Charts and diagrams as code

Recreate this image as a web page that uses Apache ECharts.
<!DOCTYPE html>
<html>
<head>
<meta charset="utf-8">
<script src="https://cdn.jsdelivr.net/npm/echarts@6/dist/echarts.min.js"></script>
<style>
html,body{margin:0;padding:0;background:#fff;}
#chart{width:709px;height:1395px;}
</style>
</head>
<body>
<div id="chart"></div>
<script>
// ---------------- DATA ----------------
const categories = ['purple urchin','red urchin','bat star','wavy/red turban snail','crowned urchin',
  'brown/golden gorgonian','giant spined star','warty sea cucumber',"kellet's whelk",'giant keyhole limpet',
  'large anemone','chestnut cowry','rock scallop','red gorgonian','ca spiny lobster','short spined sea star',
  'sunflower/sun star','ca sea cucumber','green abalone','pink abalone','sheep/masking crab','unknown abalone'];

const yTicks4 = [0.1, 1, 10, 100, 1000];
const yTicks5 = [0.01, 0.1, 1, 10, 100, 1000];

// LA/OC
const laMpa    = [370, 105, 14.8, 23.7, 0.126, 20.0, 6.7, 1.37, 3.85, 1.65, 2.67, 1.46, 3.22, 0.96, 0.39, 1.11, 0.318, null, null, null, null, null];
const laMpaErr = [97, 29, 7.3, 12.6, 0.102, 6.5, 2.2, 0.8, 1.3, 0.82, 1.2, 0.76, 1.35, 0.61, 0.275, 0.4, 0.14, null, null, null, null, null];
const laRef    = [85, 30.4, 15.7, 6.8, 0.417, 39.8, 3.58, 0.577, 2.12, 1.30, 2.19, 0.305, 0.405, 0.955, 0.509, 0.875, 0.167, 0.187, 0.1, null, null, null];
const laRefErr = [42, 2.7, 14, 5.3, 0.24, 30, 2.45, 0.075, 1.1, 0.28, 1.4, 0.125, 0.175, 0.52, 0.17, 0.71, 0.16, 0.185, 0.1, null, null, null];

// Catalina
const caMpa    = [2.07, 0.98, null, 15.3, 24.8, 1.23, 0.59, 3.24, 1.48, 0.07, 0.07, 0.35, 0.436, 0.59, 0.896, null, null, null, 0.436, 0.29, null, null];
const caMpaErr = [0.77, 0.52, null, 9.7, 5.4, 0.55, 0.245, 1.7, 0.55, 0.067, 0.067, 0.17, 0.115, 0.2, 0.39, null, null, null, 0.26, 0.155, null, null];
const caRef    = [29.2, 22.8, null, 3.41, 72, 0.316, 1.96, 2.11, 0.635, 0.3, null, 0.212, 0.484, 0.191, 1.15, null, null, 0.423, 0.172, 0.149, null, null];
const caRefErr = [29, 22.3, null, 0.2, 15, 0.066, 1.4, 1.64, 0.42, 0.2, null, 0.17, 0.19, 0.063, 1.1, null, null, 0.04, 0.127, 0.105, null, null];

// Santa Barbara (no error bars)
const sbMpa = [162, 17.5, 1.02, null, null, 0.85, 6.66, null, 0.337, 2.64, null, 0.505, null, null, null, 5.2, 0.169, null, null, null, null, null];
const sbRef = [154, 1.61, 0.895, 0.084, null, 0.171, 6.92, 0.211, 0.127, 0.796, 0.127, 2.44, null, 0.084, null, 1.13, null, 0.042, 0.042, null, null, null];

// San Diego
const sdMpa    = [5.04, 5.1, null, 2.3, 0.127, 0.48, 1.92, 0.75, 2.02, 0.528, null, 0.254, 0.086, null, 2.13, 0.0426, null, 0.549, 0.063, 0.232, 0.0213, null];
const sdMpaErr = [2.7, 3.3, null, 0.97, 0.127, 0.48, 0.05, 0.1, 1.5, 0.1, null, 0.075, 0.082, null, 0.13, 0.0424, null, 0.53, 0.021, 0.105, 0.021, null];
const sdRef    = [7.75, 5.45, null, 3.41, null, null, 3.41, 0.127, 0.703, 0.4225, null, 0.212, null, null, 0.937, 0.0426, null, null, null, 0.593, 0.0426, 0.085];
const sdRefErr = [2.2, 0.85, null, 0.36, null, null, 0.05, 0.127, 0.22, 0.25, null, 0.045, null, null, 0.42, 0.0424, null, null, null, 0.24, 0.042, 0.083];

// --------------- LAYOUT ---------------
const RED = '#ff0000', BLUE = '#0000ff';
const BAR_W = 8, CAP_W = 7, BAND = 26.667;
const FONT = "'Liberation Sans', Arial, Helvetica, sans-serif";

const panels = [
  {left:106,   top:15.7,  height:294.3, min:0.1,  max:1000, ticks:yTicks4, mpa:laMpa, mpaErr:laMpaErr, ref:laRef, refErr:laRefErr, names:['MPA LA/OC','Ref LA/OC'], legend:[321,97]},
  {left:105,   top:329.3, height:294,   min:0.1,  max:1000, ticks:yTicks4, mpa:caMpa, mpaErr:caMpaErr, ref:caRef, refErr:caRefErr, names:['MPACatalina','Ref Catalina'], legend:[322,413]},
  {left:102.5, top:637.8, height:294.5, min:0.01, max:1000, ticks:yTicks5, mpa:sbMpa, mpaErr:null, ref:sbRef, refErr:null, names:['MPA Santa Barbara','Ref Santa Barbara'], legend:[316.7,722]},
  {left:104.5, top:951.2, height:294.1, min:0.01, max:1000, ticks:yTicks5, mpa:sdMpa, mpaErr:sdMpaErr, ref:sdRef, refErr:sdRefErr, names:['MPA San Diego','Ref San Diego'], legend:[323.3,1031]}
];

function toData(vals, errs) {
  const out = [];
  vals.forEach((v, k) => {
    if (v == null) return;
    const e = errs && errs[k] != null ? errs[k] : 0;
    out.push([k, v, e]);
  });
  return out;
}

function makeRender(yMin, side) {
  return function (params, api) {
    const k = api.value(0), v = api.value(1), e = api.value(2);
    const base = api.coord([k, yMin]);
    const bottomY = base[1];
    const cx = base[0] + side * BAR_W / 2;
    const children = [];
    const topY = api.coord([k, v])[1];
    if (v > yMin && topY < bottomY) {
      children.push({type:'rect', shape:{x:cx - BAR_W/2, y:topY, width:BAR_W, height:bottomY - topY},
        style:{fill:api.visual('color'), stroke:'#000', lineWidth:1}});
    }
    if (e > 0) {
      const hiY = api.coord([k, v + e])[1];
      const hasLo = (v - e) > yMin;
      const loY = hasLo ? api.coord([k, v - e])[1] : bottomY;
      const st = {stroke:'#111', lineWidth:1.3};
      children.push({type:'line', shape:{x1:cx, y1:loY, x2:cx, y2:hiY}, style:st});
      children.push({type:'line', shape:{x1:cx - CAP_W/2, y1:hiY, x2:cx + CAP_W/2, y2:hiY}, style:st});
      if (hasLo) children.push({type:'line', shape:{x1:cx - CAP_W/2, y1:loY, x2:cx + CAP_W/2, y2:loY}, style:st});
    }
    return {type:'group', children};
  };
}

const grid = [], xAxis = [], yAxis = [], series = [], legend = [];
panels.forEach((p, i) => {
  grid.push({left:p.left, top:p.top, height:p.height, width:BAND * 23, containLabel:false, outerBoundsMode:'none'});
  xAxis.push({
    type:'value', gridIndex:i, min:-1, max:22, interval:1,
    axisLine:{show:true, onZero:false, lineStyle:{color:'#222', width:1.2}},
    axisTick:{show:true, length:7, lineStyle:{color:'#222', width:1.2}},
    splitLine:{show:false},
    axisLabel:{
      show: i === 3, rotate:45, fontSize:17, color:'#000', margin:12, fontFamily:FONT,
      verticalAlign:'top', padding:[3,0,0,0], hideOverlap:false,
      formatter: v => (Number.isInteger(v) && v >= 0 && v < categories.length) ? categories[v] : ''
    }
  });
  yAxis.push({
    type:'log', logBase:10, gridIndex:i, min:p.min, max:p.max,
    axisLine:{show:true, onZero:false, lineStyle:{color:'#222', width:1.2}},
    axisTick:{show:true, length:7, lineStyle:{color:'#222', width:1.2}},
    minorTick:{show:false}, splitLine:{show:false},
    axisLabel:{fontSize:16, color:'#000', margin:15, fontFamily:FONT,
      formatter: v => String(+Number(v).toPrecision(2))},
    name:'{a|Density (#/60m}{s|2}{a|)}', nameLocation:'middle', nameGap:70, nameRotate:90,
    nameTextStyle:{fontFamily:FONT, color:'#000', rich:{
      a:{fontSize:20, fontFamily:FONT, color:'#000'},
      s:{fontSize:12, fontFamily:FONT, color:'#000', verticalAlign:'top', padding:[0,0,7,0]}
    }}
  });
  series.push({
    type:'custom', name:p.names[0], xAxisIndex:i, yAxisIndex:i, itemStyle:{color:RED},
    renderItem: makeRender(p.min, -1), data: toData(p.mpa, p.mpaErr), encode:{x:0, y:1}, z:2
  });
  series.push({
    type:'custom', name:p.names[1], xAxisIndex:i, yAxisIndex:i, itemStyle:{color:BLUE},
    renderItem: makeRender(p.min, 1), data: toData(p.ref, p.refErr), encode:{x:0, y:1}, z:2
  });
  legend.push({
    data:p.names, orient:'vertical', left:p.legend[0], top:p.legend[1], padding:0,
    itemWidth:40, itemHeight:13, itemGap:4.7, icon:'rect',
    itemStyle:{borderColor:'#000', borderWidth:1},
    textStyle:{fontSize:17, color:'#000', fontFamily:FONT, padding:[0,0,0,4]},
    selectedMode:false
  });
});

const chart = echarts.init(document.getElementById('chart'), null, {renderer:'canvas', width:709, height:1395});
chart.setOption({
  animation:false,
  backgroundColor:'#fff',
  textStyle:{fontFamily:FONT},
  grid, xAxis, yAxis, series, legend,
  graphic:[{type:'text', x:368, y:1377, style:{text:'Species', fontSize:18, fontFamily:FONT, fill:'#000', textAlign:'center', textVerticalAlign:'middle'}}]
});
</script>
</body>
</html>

==

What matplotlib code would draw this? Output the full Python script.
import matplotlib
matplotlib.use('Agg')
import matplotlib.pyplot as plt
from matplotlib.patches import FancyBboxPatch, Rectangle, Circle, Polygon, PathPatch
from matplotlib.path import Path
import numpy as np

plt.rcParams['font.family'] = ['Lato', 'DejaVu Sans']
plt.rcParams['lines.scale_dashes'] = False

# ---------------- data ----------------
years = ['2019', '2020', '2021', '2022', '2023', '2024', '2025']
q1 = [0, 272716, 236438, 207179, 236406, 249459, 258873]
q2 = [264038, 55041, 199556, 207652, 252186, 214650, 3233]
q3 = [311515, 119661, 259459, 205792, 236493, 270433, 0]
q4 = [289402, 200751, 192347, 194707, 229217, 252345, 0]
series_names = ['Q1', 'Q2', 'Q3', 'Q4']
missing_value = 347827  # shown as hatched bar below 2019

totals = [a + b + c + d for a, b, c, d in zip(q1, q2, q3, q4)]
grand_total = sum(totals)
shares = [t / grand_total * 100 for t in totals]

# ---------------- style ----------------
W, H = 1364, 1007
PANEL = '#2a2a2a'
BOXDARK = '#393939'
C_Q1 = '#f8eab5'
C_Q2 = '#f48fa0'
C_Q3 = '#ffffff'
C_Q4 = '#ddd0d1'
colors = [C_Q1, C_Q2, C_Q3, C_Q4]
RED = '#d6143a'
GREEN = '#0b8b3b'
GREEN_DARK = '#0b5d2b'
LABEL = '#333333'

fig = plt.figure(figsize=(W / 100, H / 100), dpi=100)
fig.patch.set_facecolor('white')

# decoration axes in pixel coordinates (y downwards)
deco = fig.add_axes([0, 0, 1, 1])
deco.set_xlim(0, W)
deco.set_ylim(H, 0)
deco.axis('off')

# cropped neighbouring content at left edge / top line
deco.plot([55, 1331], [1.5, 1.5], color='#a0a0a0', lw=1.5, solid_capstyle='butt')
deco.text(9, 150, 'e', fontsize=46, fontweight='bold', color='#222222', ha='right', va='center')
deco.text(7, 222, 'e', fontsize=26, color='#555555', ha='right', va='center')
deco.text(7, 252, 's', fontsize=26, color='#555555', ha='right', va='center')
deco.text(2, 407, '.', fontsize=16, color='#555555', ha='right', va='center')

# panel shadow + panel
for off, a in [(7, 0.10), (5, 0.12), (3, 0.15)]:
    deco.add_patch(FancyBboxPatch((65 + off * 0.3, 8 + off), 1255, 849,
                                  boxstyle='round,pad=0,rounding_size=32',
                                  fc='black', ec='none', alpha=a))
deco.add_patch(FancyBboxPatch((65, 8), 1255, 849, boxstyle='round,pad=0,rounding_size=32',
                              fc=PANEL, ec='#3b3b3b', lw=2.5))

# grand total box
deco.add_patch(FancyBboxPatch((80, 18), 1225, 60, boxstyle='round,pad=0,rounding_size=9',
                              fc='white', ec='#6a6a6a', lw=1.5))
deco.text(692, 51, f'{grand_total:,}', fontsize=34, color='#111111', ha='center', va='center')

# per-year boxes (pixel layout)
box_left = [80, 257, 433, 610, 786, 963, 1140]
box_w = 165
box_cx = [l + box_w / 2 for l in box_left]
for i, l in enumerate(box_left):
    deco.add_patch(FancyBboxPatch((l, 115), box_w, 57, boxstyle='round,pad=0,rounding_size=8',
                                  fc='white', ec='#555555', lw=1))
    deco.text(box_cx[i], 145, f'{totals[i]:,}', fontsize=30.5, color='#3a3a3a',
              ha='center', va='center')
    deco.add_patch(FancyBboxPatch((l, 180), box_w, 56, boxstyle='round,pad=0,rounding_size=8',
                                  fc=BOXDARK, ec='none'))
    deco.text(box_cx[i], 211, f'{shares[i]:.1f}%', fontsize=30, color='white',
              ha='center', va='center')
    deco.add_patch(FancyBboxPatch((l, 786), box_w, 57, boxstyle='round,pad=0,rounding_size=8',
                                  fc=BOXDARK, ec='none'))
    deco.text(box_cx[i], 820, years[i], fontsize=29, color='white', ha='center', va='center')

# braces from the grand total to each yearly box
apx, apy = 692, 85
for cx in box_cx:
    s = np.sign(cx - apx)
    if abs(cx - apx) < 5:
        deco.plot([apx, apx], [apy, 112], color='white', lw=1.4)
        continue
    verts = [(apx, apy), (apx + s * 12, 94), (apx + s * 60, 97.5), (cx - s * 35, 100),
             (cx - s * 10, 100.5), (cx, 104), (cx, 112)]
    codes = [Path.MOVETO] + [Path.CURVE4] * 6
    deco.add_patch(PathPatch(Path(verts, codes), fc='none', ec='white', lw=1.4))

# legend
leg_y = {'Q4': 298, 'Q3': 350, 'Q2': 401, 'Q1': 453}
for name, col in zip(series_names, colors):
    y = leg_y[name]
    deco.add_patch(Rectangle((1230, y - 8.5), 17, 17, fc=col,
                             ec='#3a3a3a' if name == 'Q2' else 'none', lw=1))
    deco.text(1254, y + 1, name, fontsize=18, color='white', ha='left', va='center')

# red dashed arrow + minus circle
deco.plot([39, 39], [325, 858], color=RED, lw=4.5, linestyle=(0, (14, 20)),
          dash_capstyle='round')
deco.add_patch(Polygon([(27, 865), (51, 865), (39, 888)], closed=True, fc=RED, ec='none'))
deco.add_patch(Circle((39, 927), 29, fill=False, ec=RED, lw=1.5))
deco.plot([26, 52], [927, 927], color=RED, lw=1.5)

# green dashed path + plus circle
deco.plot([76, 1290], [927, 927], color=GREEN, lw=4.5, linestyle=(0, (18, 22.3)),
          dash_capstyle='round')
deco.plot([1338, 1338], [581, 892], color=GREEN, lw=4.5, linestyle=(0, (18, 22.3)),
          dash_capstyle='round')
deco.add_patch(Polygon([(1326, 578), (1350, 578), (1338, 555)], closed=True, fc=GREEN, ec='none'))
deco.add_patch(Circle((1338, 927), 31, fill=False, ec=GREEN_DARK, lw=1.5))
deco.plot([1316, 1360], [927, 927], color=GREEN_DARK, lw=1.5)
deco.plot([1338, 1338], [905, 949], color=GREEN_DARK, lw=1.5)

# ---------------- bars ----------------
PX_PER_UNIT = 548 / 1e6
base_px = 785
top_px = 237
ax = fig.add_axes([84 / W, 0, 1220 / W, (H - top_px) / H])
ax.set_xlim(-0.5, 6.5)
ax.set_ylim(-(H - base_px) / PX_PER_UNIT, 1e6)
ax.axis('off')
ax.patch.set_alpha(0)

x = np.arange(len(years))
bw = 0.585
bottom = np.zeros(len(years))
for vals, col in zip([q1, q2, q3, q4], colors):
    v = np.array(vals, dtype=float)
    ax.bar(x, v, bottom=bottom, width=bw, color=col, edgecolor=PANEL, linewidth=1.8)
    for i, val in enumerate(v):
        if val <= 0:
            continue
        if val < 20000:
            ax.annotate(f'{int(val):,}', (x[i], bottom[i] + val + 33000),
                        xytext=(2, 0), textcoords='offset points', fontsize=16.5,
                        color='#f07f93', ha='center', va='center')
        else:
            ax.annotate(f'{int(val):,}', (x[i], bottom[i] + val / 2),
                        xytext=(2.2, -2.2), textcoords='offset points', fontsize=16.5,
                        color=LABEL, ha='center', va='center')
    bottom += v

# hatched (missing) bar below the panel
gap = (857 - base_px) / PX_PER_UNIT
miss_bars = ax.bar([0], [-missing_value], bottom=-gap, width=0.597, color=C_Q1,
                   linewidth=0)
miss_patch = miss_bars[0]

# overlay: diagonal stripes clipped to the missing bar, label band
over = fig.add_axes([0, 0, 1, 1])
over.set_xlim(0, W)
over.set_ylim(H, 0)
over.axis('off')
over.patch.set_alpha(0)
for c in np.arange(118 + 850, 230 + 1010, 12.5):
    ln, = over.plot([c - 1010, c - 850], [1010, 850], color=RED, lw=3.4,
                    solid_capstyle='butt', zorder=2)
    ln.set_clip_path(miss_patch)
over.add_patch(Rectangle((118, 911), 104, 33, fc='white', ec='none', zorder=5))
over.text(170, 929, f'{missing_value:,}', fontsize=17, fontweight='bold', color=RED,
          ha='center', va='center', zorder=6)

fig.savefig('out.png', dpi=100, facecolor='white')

==

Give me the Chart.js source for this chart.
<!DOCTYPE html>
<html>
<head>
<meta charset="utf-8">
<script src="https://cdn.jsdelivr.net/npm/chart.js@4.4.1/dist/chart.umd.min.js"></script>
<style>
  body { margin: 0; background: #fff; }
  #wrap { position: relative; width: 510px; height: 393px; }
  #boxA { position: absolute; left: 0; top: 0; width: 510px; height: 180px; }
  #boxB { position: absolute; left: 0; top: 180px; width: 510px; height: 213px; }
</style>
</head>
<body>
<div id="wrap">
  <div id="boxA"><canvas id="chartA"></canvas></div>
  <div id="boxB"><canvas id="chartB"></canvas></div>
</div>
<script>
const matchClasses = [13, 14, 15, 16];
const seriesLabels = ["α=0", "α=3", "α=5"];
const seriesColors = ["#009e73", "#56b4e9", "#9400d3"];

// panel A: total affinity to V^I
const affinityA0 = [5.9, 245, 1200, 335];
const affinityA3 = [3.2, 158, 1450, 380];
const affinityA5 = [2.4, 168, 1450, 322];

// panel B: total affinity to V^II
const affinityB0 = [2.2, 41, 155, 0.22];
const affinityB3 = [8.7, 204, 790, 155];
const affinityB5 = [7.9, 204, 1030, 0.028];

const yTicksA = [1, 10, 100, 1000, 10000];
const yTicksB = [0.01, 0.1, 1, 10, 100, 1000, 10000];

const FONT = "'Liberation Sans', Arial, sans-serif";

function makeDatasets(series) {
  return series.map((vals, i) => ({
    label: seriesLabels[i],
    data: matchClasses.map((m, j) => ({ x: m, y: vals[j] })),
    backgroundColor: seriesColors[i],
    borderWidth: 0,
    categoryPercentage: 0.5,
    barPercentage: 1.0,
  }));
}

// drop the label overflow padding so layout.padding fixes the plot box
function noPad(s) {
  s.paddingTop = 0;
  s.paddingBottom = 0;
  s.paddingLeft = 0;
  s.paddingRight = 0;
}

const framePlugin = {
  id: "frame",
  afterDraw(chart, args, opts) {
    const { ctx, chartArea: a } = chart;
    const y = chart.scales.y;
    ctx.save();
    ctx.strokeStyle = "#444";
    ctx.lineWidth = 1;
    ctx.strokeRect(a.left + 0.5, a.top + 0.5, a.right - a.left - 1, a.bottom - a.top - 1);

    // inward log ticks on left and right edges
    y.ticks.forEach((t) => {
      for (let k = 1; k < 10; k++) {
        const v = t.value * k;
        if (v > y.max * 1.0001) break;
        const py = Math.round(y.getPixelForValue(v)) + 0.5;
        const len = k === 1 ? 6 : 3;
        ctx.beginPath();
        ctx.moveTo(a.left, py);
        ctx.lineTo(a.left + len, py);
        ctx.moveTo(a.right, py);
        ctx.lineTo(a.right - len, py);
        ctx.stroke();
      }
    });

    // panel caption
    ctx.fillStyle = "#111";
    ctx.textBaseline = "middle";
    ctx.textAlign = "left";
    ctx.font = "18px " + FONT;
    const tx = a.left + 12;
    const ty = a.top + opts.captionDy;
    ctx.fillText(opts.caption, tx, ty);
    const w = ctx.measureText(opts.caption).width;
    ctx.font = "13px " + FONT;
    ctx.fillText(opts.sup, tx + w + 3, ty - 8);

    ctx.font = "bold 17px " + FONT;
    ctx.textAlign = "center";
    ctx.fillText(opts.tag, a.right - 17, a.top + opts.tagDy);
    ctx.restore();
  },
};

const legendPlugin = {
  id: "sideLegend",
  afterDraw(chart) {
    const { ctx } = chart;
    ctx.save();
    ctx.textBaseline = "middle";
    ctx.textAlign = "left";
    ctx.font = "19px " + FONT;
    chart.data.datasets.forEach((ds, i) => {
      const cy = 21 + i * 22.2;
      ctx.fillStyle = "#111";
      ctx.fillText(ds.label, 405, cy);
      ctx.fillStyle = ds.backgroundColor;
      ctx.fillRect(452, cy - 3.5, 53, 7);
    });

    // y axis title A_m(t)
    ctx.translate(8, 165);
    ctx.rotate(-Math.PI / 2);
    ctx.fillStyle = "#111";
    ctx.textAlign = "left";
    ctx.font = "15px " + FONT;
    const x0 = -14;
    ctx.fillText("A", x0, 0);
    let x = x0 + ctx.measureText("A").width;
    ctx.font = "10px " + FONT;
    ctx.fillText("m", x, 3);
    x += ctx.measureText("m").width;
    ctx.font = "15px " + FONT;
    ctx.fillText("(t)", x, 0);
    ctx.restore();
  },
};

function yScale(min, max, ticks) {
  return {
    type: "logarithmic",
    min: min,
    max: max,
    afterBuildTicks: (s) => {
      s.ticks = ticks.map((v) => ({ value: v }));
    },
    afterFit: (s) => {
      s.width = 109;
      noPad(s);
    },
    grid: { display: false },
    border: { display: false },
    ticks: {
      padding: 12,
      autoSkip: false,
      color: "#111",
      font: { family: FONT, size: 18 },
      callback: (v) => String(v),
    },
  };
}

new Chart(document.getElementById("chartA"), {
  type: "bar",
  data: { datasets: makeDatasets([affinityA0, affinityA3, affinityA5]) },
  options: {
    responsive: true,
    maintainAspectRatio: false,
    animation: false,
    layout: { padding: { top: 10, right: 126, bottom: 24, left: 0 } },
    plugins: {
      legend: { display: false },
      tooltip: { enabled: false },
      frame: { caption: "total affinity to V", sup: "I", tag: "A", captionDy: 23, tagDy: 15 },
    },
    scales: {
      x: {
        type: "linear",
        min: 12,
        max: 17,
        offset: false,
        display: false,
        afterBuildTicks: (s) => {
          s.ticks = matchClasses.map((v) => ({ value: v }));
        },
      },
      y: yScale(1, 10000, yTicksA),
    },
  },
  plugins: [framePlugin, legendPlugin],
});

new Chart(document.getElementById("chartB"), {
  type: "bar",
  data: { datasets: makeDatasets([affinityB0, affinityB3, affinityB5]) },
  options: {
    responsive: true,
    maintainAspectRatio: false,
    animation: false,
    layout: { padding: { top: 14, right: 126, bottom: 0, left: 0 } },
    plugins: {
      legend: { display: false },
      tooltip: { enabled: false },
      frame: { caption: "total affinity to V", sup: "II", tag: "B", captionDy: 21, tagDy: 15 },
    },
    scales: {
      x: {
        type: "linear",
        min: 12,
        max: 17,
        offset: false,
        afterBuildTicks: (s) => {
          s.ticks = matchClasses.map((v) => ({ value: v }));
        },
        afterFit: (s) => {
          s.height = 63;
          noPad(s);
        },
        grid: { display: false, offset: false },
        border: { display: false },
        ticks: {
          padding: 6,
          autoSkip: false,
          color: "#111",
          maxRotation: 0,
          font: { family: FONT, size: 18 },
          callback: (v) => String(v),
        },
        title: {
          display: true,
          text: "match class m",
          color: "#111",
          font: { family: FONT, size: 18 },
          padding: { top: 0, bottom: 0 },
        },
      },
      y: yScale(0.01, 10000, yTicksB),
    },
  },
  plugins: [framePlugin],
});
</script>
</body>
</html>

→ **THE REQUEST**
Collect from the data above every line that includes "this".

→ **REPLY**
Recreate this image as a web page that uses Apache ECharts.
What matplotlib code would draw this? Output the full Python script.
Give me the Chart.js source for this chart.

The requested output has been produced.